In the past few years, I've regularly found myself at home with the cats while my husband goes on 10-day business trips. To keep myself sane, entertained, and fed, I've gotten in the habit of grabbing a "cooking for one" cookbook from the library, each time he goes away. Eventually, I figure, I'll find a recipe collection that suits every one of my solo-foodie needs. I like this book a lot, but it's not so wonderful that I'm going to keep it around.
The cookbook has an excellent pedigree. The two authors include Deborah Madison and her artist partner (husband? well, she mentions they've been together for 20 years). Madison is the author of several excellent cookbooks. Among them is Greens Cookbook, one of my favorite vegetarian cookbooks, which has earned many honorable food stains over the past 20 years. (This cookbook isn't vegetarian, but it's very vegetarian-friendly; you shouldn't be drawn to or frightened away in that regard.) So I feel that the recipes can all be _trusted_, and she has the gift of giving excellent instructions. There are 100 recipes, and they are all over the map, from "what to eat" ideas that are meant to be inspiration for when you just want to throw things together but didn't happen to think of THIS, to meals in which you go all-out for yourself.
The premise behind the entire book is that, over many years, Madison and McFarlin got in the habit of asking people, "What do you eat when you eat alone?" and keeping track of the answers. Some of the people they queried are well-known chefs, others ordinary folks like you-and-me, such as someone they met on a vacation. The authors categorize the answers by theme, write a whole bunch of interesting anecdotal analysis (such as how solo men and women eat differently), and then supply recipes for the most interesting answers, the dishes that you and I probably do want a little help with. So instead of "take some kale or spinach or whatever you have on hand and mix it with some Whatever," Madison gives you a tested recipe that helps you figure out how much kale-and-whatever you should buy at the store. Yet the laid-back descriptions are a reminder that you're cooking for yourself, after all, and if you want to throw in more garlic, who's gonna stop you?
For example, there's a chapter called "Saved by sardines, rescued by pasta," reflecting a relatively high use of tinned fish (my own solo-meal is likely to involve tuna), which Madison reassures us is a healthy choice with lots of Omega-3s, and -- more often by men -- pasta dishes with sauces made while you wait for the water to boil. She follows it up with recipes for sardines on toast; pickled onion rings; salmon cakes; tuna spread with capers; spaghetti with tuna and capers; green penne with potatoes and broccoli; spaghetti with sun-dried tomatoes, olives, and capers; hungry man's pasta with arugula and almond pesto; and short pasta with cauliflower, pepper flakes, and parsley-walnut crumbs. As the list demonstrates, few of these could be described as exotic, and if you're an accomplished cook you can probably make the dish just from the descriptions.

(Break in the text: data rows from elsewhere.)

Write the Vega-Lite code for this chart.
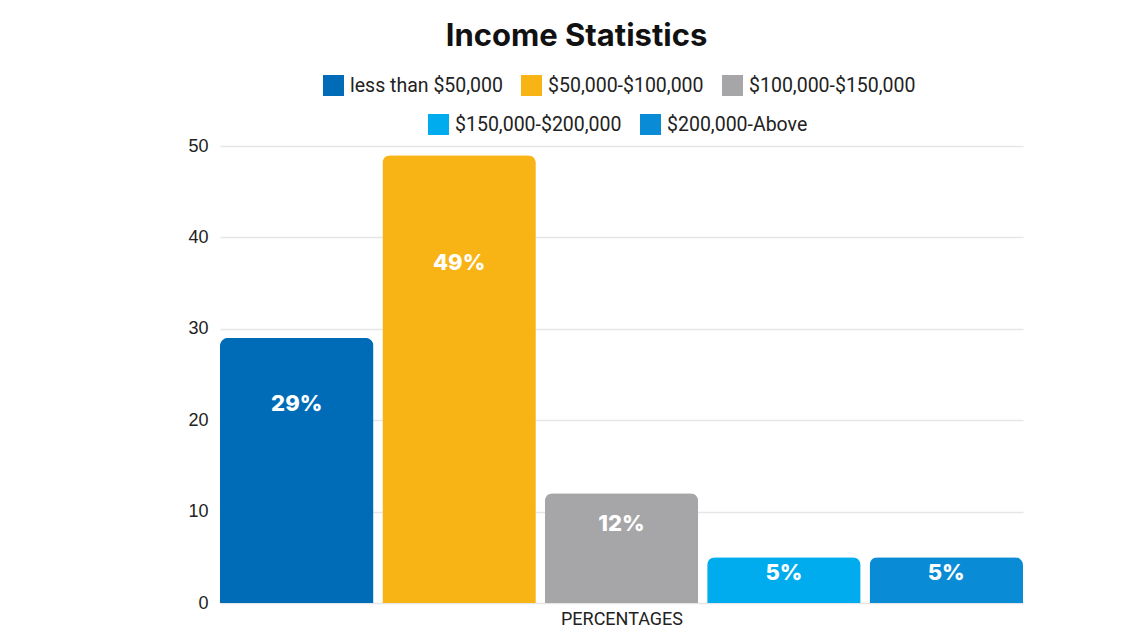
{
  "$schema": "https://vega.github.io/schema/vega-lite/v6.json",
  "width": 803,
  "height": 457,
  "autosize": {"type": "none"},
  "padding": {"left": 220, "top": 146, "right": 125, "bottom": 30},
  "background": "white",
  "title": {
    "text": "Income Statistics",
    "font": "Inter",
    "fontSize": 31,
    "fontWeight": "bold",
    "color": "#111111",
    "anchor": "middle",
    "frame": "group",
    "dx": -45,
    "offset": 22
  },
  "config": {
    "view": {"stroke": null},
    "axis": {"labelFont": "Liberation Sans", "titleFont": "Roboto"}
  },
  "data": {
    "values": [
      {"category": "less than $50,000", "value": 29, "label": "29%"},
      {"category": "$50,000-$100,000", "value": 49, "label": "49%"},
      {"category": "$100,000-$150,000", "value": 12, "label": "12%"},
      {"category": "$150,000-$200,000", "value": 5, "label": "5%"},
      {"category": "$200,000-Above", "value": 5, "label": "5%"}
    ]
  },
  "encoding": {
    "x": {
      "field": "category",
      "type": "nominal",
      "scale": {
        "domain": ["less than $50,000", "$50,000-$100,000", "$100,000-$150,000", "$150,000-$200,000", "$200,000-Above"],
        "paddingInner": 0.055,
        "paddingOuter": 0
      },
      "axis": {
        "labels": false,
        "ticks": false,
        "domain": false,
        "title": "PERCENTAGES",
        "titleFontSize": 18,
        "titleFontWeight": "normal",
        "titleColor": "#222222",
        "titlePadding": 7
      }
    }
  },
  "layer": [
    {
      "transform": [{"filter": {"field": "category", "oneOf": ["less than $50,000", "$50,000-$100,000", "$100,000-$150,000"]}}],
      "mark": {"type": "bar", "cornerRadiusTopLeft": 8, "cornerRadiusTopRight": 8},
      "encoding": {
        "y": {
          "field": "value",
          "type": "quantitative",
          "scale": {"domain": [0, 50]},
          "axis": {
            "values": [0, 10, 20, 30, 40, 50],
            "title": null,
            "domain": false,
            "ticks": false,
            "labelFontSize": 18,
            "labelColor": "#222222",
            "labelPadding": 12,
            "gridColor": "#e6e6e6",
            "gridWidth": 1.5
          }
        },
        "color": {
          "field": "category",
          "type": "nominal",
          "scale": {
            "domain": ["less than $50,000", "$50,000-$100,000", "$100,000-$150,000"],
            "range": ["#006cb7", "#f8b314", "#a6a6a9"]
          },
          "legend": {
            "orient": "none",
            "legendX": 103,
            "legendY": -71,
            "direction": "horizontal",
            "title": null,
            "symbolType": "square",
            "symbolSize": 441,
            "symbolStrokeWidth": 0,
            "symbolOpacity": 1,
            "labelFont": "Roboto",
            "labelFontSize": 19.5,
            "labelLimit": 400,
            "labelColor": "#222222",
            "labelOffset": 6,
            "columnPadding": 18
          }
        }
      }
    },
    {
      "transform": [{"filter": {"field": "category", "oneOf": ["$150,000-$200,000", "$200,000-Above"]}}],
      "mark": {"type": "bar", "cornerRadiusTopLeft": 8, "cornerRadiusTopRight": 8},
      "encoding": {
        "y": {
          "field": "value",
          "type": "quantitative",
          "scale": {"domain": [0, 50]},
          "axis": null
        },
        "color": {
          "field": "category",
          "type": "nominal",
          "scale": {
            "domain": ["$150,000-$200,000", "$200,000-Above"],
            "range": ["#00aced", "#0a8bd6"]
          },
          "legend": {
            "orient": "none",
            "legendX": 208,
            "legendY": -32,
            "direction": "horizontal",
            "title": null,
            "symbolType": "square",
            "symbolSize": 441,
            "symbolStrokeWidth": 0,
            "symbolOpacity": 1,
            "labelFont": "Roboto",
            "labelFontSize": 19.5,
            "labelLimit": 400,
            "labelColor": "#222222",
            "labelOffset": 6,
            "columnPadding": 18
          }
        }
      }
    },
    {
      "mark": {"type": "text", "color": "white", "font": "Inter", "fontWeight": 800, "fontSize": 22, "baseline": "middle", "dy": 5},
      "encoding": {
        "y": {
          "field": "value",
          "type": "quantitative",
          "scale": {"domain": [0, 65]},
          "axis": null
        },
        "text": {"field": "label"}
      }
    }
  ],
  "resolve": {"scale": {"color": "independent", "y": "independent"}}
}
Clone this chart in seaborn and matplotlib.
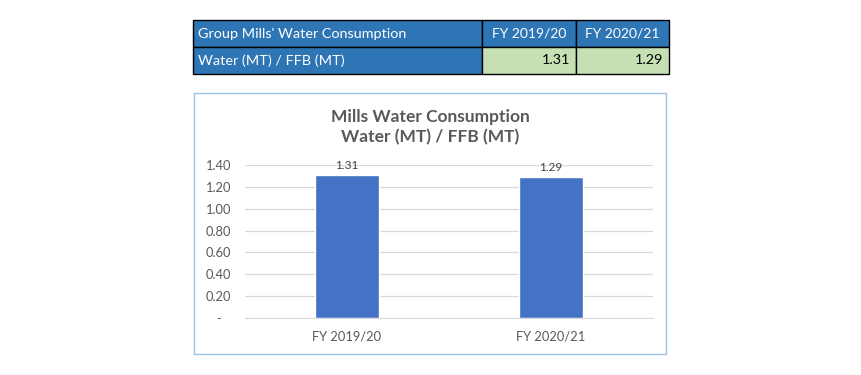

But I think the strength here is in "encouragement to stretch yourself a little" and "Hmm, that does sound like a good combination." Both of which are valuable.
A good chunk of the book is targeted at ME: a person who occasionally has the freedom to eat anything she darned well chooses, when the family is away. There's also a chapter at the end for meals you cook with a purpose, such as "What you cook for dinner when you aim to seduce your guest" (which I find more _interesting_ than anything else; for instance, plenty of people cook a hunk of meat or delicate fish, but seduction menus don't include chicken). But the authors also pay attention to people who live on their own all the time, including young folks who newly cooking for themselves (such as a college student who realizes that she doesn't exactly know how to roast a chicken, and then what to do with the leftovers). For these readers in particular, there are suggestions for how to cook a batch of something and then use it in different ways, and reassurance that you're perfectly normal if you just graze for a few days, then make up a big batch of Bolognese sauce for yourself. This is somewhat different from the "Let's cook a whole meal for one" premise (and recipes) in Cooking for One: A Seasonal Guide to the Pleasure of Preparing Delicious Meals for Yourself or Judith Jones' The Pleasures of Cooking for One. But in the long term it might be more realistic. I think it's just a matter of what you want, and how you prefer to cook.
There were a few things that sounded very good to me in this book, such as the aforementioned salmon cakes, "polenta with corn, scallions, and sauteed shrimp," and "exotic rice pudding on demand." But none of them made me say aloud, "Oh I gotta make THAT," and as it turned out I never did any cooking on my husband's last trip (I was traveling too).
Bottom line: I really liked reading this book, and if you cook for yourself even randomly, I think you'll enjoy it too. But it may spend more time in the living room than in the kitchen -- which is just fine with me.